Ms Havisham, the lost cause of the twenty first century

Ms Havisham has neither wedding dress to wear nor cake to watch rot before her eyes. Instead, she has a scruffy stuffed toy and Facebook pictures she can't bring herself to delete. Jilted and unemployed, Ms Havisham faces the challenges of her Dickensian predecessor in the twenty first century from a black pit of heartbreak. The challenge: how is she going to get out of it?

Sunday 5 December 2010

Empty Spaces

There are empty spaces everywhere I go, except on the occasional bus ride which is most inconvenient. Those are the spaces Lol sneaks his way into. I see him sitting on public transport, I see him in waiting rooms, I see him on the sofa next to me when I’m watching television. Every time I leave the house, I look for his car in the empty parking spots on my road. It is never there, just like he is never there to fill the emptiest space of all which is the one inside of me where joy used to dwell.

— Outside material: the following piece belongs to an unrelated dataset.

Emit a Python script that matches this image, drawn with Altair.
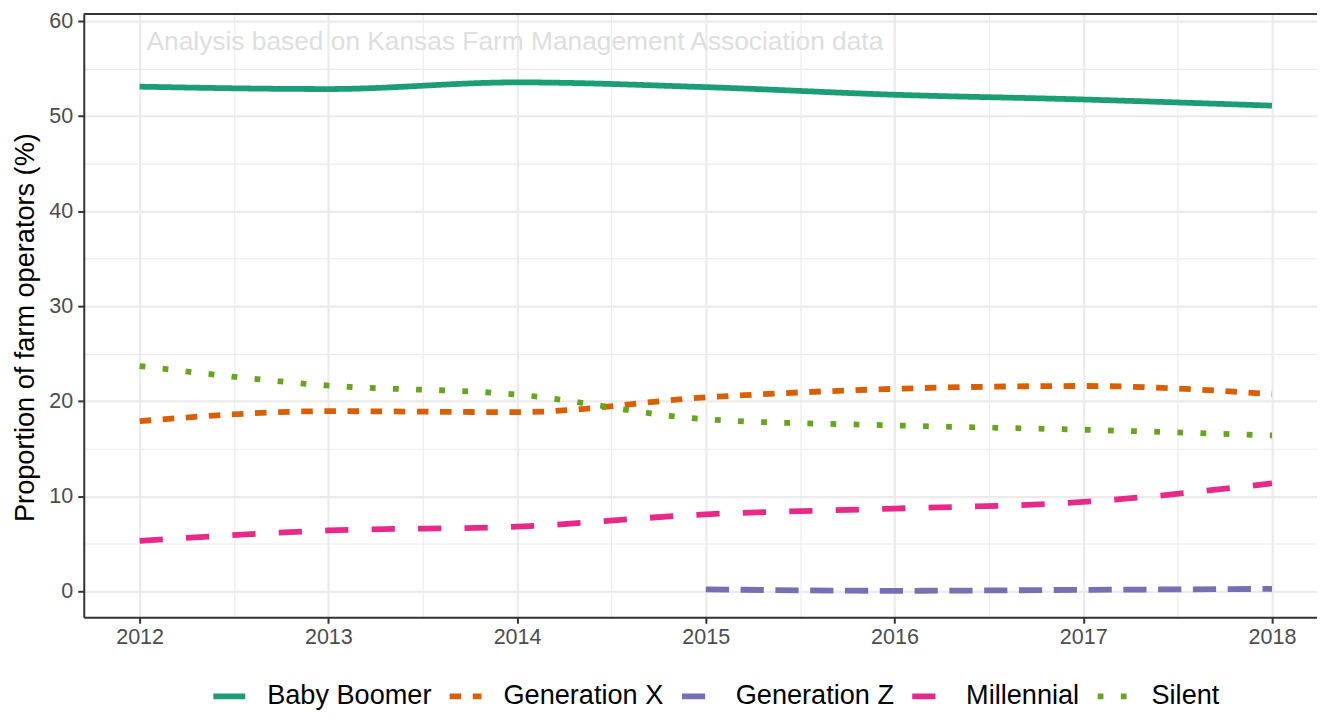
import altair as alt
import pandas as pd

years = [2012, 2013, 2014, 2015, 2016, 2017, 2018]
generations = ["Baby Boomer", "Generation X", "Generation Z", "Millennial", "Silent"]
baby_boomer = [53.1, 52.85, 53.55, 53.05, 52.25, 51.75, 51.1]
generation_x = [17.9, 18.95, 18.85, 20.4, 21.3, 21.6, 20.75]
generation_z_years = [2015, 2016, 2017, 2018]
generation_z = [0.2, 0.05, 0.15, 0.25]
millennial = [5.3, 6.4, 6.8, 8.1, 8.7, 9.4, 11.35]
silent = [23.7, 21.65, 20.7, 18.1, 17.45, 17.0, 16.4]
annotation = "Analysis based on Kansas Farm Management Association data"
y_title = "Proportion of farm operators (%)"
x_ticks = [2012 + 0.5 * i for i in range(13)]
y_ticks = [5 * i for i in range(13)]

colors = ["#1B9E77", "#D95F02", "#7570B3", "#E7298A", "#66A61E"]
dashes = [[1, 0], [11.6, 11.6], [23.3, 11.6], [23.3, 23.3], [5.8, 17.4]]

rows = []
for name, ys, xs in [
    ("Baby Boomer", baby_boomer, years),
    ("Generation X", generation_x, years),
    ("Generation Z", generation_z, generation_z_years),
    ("Millennial", millennial, years),
    ("Silent", silent, years),
]:
    for x, y in zip(xs, ys):
        rows.append({"year": x, "value": y, "generation": name})
df = pd.DataFrame(rows)

W, H = 1237, 605
X_MAX = 2011.704 + W / 189.3
FONT = "Liberation Sans"

legend = alt.Legend(
    title=None, orient="none", direction="horizontal", legendX=127, legendY=665,
    symbolType="stroke", symbolSize=1024, symbolStrokeWidth=5.8,
    labelFont=FONT, labelFontSize=27.2, labelColor="#000000", labelOffset=19,
    columnPadding=6, padding=0, labelLimit=400,
)

x_axis = alt.Axis(
    values=x_ticks, title=None,
    labelExpr="datum.value % 1 === 0 ? format(datum.value, 'd') : ''",
    labelFont=FONT, labelFontSize=21.6, labelColor="#4D4D4D", labelPadding=3,
    labelFlush=False, labelOverlap=False,
    tickColor="#333333", tickWidth=2, tickSize=6,
    tickOpacity={"condition": {"test": "datum.value % 1 === 0", "value": 1}, "value": 0},
    domainColor="#333333", domainWidth=2,
    gridColor="#EBEBEB",
    gridWidth={"condition": {"test": "datum.value % 1 === 0", "value": 2.2}, "value": 1.1},
)
y_axis = alt.Axis(
    values=y_ticks, title=y_title,
    labelExpr="datum.value % 10 === 0 ? format(datum.value, 'd') : ''",
    labelFont=FONT, labelFontSize=21.6, labelColor="#4D4D4D", labelPadding=5,
    labelFlush=False, labelOverlap=False,
    tickColor="#333333", tickWidth=2, tickSize=6,
    tickOpacity={"condition": {"test": "datum.value % 10 === 0", "value": 1}, "value": 0},
    domainColor="#333333", domainWidth=2,
    gridColor="#EBEBEB",
    gridWidth={"condition": {"test": "datum.value % 10 === 0", "value": 2.2}, "value": 1.1},
    titleFont=FONT, titleFontSize=27.2, titleFontWeight="normal", titleColor="#000000",
    titleX=-50.5, titleY=314, titleAngle=270, titleAlign="center", titleBaseline="alphabetic",
)

lines = alt.Chart(df).mark_line(interpolate="monotone", strokeWidth=5.8, strokeCap="butt").encode(
    x=alt.X("year:Q", scale=alt.Scale(domain=[2011.704, X_MAX], nice=False, zero=False), axis=x_axis),
    y=alt.Y("value:Q", scale=alt.Scale(domain=[-2.73, 60.74], nice=False, zero=False), axis=y_axis),
    color=alt.Color("generation:N", scale=alt.Scale(domain=generations, range=colors), legend=legend),
    strokeDash=alt.StrokeDash("generation:N", scale=alt.Scale(domain=generations, range=dashes), legend=legend),
)

note = alt.Chart(pd.DataFrame({"t": [annotation]})).mark_text(
    align="left", baseline="alphabetic", font=FONT, fontSize=26.4, color="#DEDEDE"
).encode(x=alt.value(63), y=alt.value(36.5), text="t:N")

top_border = alt.Chart(pd.DataFrame({"t": [0]})).mark_rule(color="#333333", strokeWidth=2).encode(
    x=alt.value(0), x2=alt.value(W), y=alt.value(0)
)

chart = alt.layer(note, lines, top_border).properties(
    width=W, height=H,
    autosize=alt.AutoSizeParams(type="none"),
    padding={"left": 76, "top": 5, "right": 0, "bottom": 94},
).configure_view(stroke=None).configure(background="white")

chart.save("out.html", embed_options={"renderer": "svg", "actions": False})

I do what I am told: I eat, I sleep, I socialise. In fact, I have one on Sinead O’Connor as I am booked with one thing or another almost every night and occupied most of the day.  I may be completely exhausted but at least I am busy. But people were wrong: filling time does not fill the hole in my life. My heart and mind are haunted by the shadow of the man whose whereabouts escape me, whose thoughts do not reach me and whose love has deserted me. No amount of activity seems to alter this, and in truth, I cannot tell if I wish it to or not for perhaps at this point, it is still preferable to be accompanied by a ghost than to be truly alone.